Baptisée «manosphère», cette mouvance hétéroclite a une autre figure de proue en la personne de Jordan Peterson. Ce psychologue canadien estime notamment que l'existence d'inégalités entre hommes et femmes se justifie par les lois de l'évolution.
Les féministes alertent depuis des années sur un «retour de bâton», en référence à la contre-attaque conservatrice face à l'avancée des droits des femmes. Et sur fond d'offensive de Donald Trump contre les politiques de diversité, les discours «anti-woke» se font de plus en plus entendre. Le fondateur et patron de Meta, Mark Zuckerberg, appelait ainsi en janvier au retour à «une énergie masculine».
Le doctorant australien Joshua Thorburn, de la Monash University de Melbourne, pointe la présence d'"une nouvelle dynamique» rendant ces idées «plus visibles». Selon lui, elles se nourrissent des «complexes et préjugés» qu'ont certains jeunes hommes.
«Des groupes d'entraide»
«Nous vivons dans un monde instable et précaire et les hommes, comme tout le monde, sont confrontés à de nombreux problèmes. Ils se sentent aliénés», estime aussi Jacob Johanssen.

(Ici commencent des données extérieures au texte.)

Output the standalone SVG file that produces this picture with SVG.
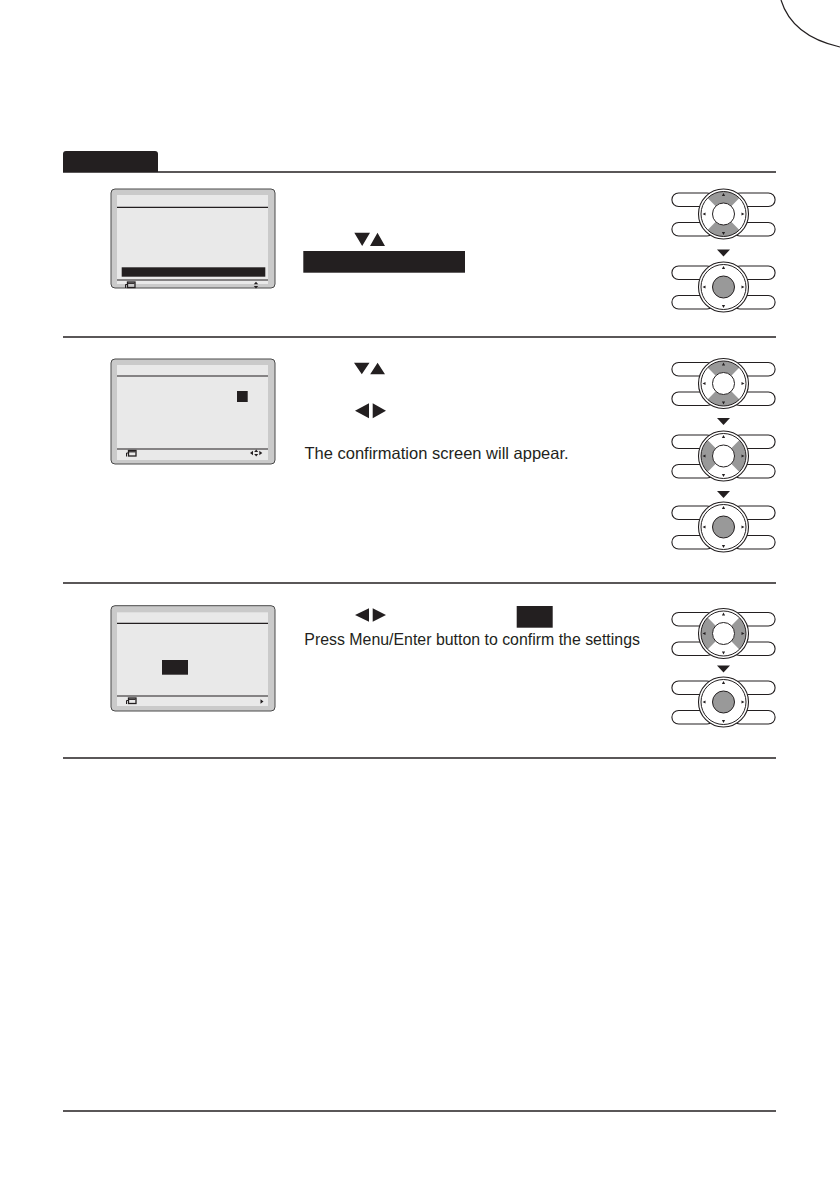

C'est là qu'interviennent la manosphère et ses nombreux forums et chaînes YouTube. Ces derniers agissent «comme des groupes d'entraide pour les hommes, où ils peuvent discuter de questions telles que la santé mentale, la vulnérabilité ou la solitude», poursuit le chercheur britannique.
«Une grande partie des contenus de la manosphère est liée à ce que les jeunes hommes peuvent chercher en ligne, comme des conseils pour des rencontres amoureuses ou en matière de santé, de fitness ou de finance», explique aussi Joshua Thorburn.
A Londres, Alistair, 15 ans, est friand de la chaîne YouTube FreshandFit, dédiée à «l'amélioration de l'image des hommes». Outre des vidéos sur comment arborer une musculature de rêve, d'autres entendent expliquer en quoi «les femmes sont hypocrites» ou pourquoi elles «ne pourront jamais être égales aux hommes».
Espaces «toxiques»
Alistair, qui est «fan» d'Andrew Tate, ne voit pas le problème. «J'aime leurs conseils sur le sport et les études à faire pour gagner de l'argent», égrène le lycéen. «Où est le mal?».
Ces forums «sont aussi le lieu de discussions très toxiques, d'expression de misogynie et de sexisme», alerte Jacob Johanssen.
L'ancien sélectionneur de l'équipe de football d'Angleterre Gareth Southgate a fustigé cette semaine ces «influenceurs qui trompent délibérément les jeunes hommes en leur faisant croire que le succès se mesure à l'argent ou à la domination, que la force consiste à ne jamais montrer ses émotions et que le monde, y compris les femmes, est contre eux».
Le public le plus jeune n'est pas suffisamment armé pour discerner ces messages toxiques, déplore la chercheuse britannique Harriet Over, qui travaille sur les conséquences de ces discours sur les adolescents.
La série télévisée britannique à succès «Adolescence», diffusée depuis la mi-mars sur Netflix, explore le sujet à partir du meurtre d'une collégienne, poignardée par un garçon de 13 ans victime de harcèlement et influencé par les thèses masculinistes diffusées en ligne. Les scénaristes disent s'être inspirés de plusieurs faits divers, sans préciser lesquels.
En juillet dernier, un jeune homme de 26 ans a tué à l'arbalète et au couteau son ex-petite amie, la soeur et la mère de cette dernière dans une commune au nord de Londres. Son procès a révélé qu'il avait regardé des vidéos d'Andrew Tate la veille du triple meurtre.